Richardson's third book Sympathy for the Couriers (2008) recently won the QWF's A.M. Klein Prize for Poetry. For over 24 years, he was employed by Air Canada as a ramp worker. Retired, he now lives in Gatineau, Quebec with his wife and daughter.
The following interview was conducted by e-mail.
CS: Sympathy for the Couriers includes some of your most ambitious dramatic monologues. What is it about talking in other voices that you like? Do the voices visit you, or do you go looking for them?
PR: I wouldn’t say I go looking for them, unless you can call fifteen or twenty minutes of free-writing before breakfast a way of sending out a psychic casting call. I either write from an emotion and get a line I like that is declamatory and evocative, or I start with something visual-an object or scene. For instance with the Professor Basso poem, I had the image of snow blowing by a monastery window. That’s it. There was a line that went with the image which later disappeared from the poem. But I had a visual clue. And then, much later, I had this man running and sliding down a ravine in blowing snow. With the monastery already in the picture, I began to see who this person could be through a series of longish lines, each asking to be about the same length. Line length is an important ingredient in developing a scenario. Or, at least, that has been my experience.
So I work with a personality which declares itself in a line and then opens up over further lines, or I’m given a picture. (I do like writing about objects too, which is another worthy trajectory to take, partly because objects can sometimes be connected with people we know.)
CS: Humour is a big part of your poetry. Do you think Canadian poems are too earnest?
PR: That’s a tricky question, because if a poem is well-written, it can be as earnest as it wants to be and it will get a lot of readers on board. Jason Heroux gets away with it in a recent poem of his called “Lost Forest” because he’s written a fine haunting poem. But I’ve noticed that when it comes to nature poems, there’s a “high-in-the-pulpit-hand-wringing” school of lyricists, who first have do a kind of public obeisance before nature before they can get on with their text. I find that irritating. Fortunately, there are plenty of writers who don’t fall into that trap. Patrick Warner is an example. Curiously, he is also an intelligently funny poet.
As for humour, if it’s innate and not pasted on, if it’s really a part of your sensibility, then I think it can tap into a wide emotional spectrum. There are so many kinds of humour, and I’m a fan of most of them. In our family, when I was growing up, wry, sarcastic and cynical humour were big favourites. My parents, of course, weren’t big on the cynicism but it sometimes drew my brothers and I to hilarious heights. How could we not be cynical when we saw Vietnam war coverage on the CBS which would segue into ads for Alpo dog food? Absurdist humour, on the other hand, was acceptable at the dinner table because as a family, we were big on writers like James Thurber and A.J. Liebling.
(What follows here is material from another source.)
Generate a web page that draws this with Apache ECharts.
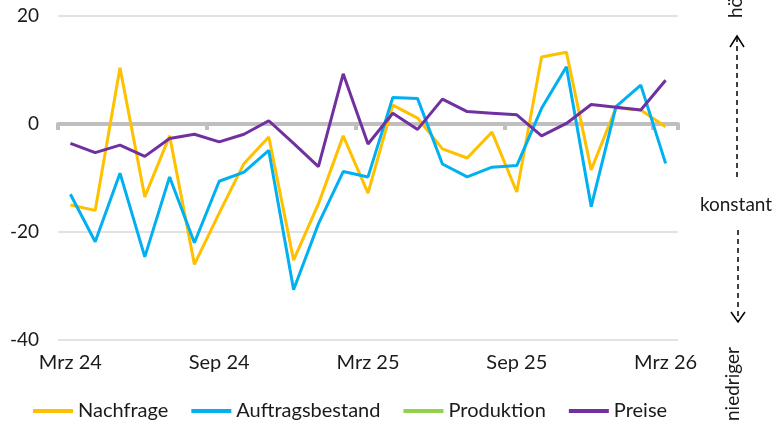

And when I think of it, different types of humour do appear in plenty of my poems. They are a defence, I guess, against a prating, heavy-browed, Archbishop-Sheen-like approach to poetry which sends me in the other direction. But they are also a reflection of what I think is worth celebrating at some sub-basement level of my personality. That said, though, I believe in the elegy and in plenty of other kinds of serious poetry.
CS: How would you describe the contemporary Canadian poetry scene to one of the baggage handlers you used to work with?
PR: Could I get them to sit still long enough to talk for even a minute on that subject? But here I’m short-changing an extremely varied and surprisingly smart group of people from whom I was able to learn a lot and for years. I guess I would do a thirty-second sound bite. I’d say: “The Canadian poetry scene is a bunch of rabid dogs who mean well and get along well within their own tainted kennels. And in their favour, they represent about every type of poetry being written. Sometimes they make magnanimous gestures amongst themselves and reach across aesthetic lines to celebrate others who do not necessarily buy their way of seeing a lyric. But they’re still in the process of building something remarkable. They’re not there yet, which explains why you guys don’t browse in the poetry section of Chapters. You might be missing a few revelatory gems, but generally, I can’t fault you for sticking to thrillers.”
CS: Can you come up with one thing about the writing life that drives you batty?
PR: Nothing that wouldn’t sound like I was carping and I’m in a good mood today.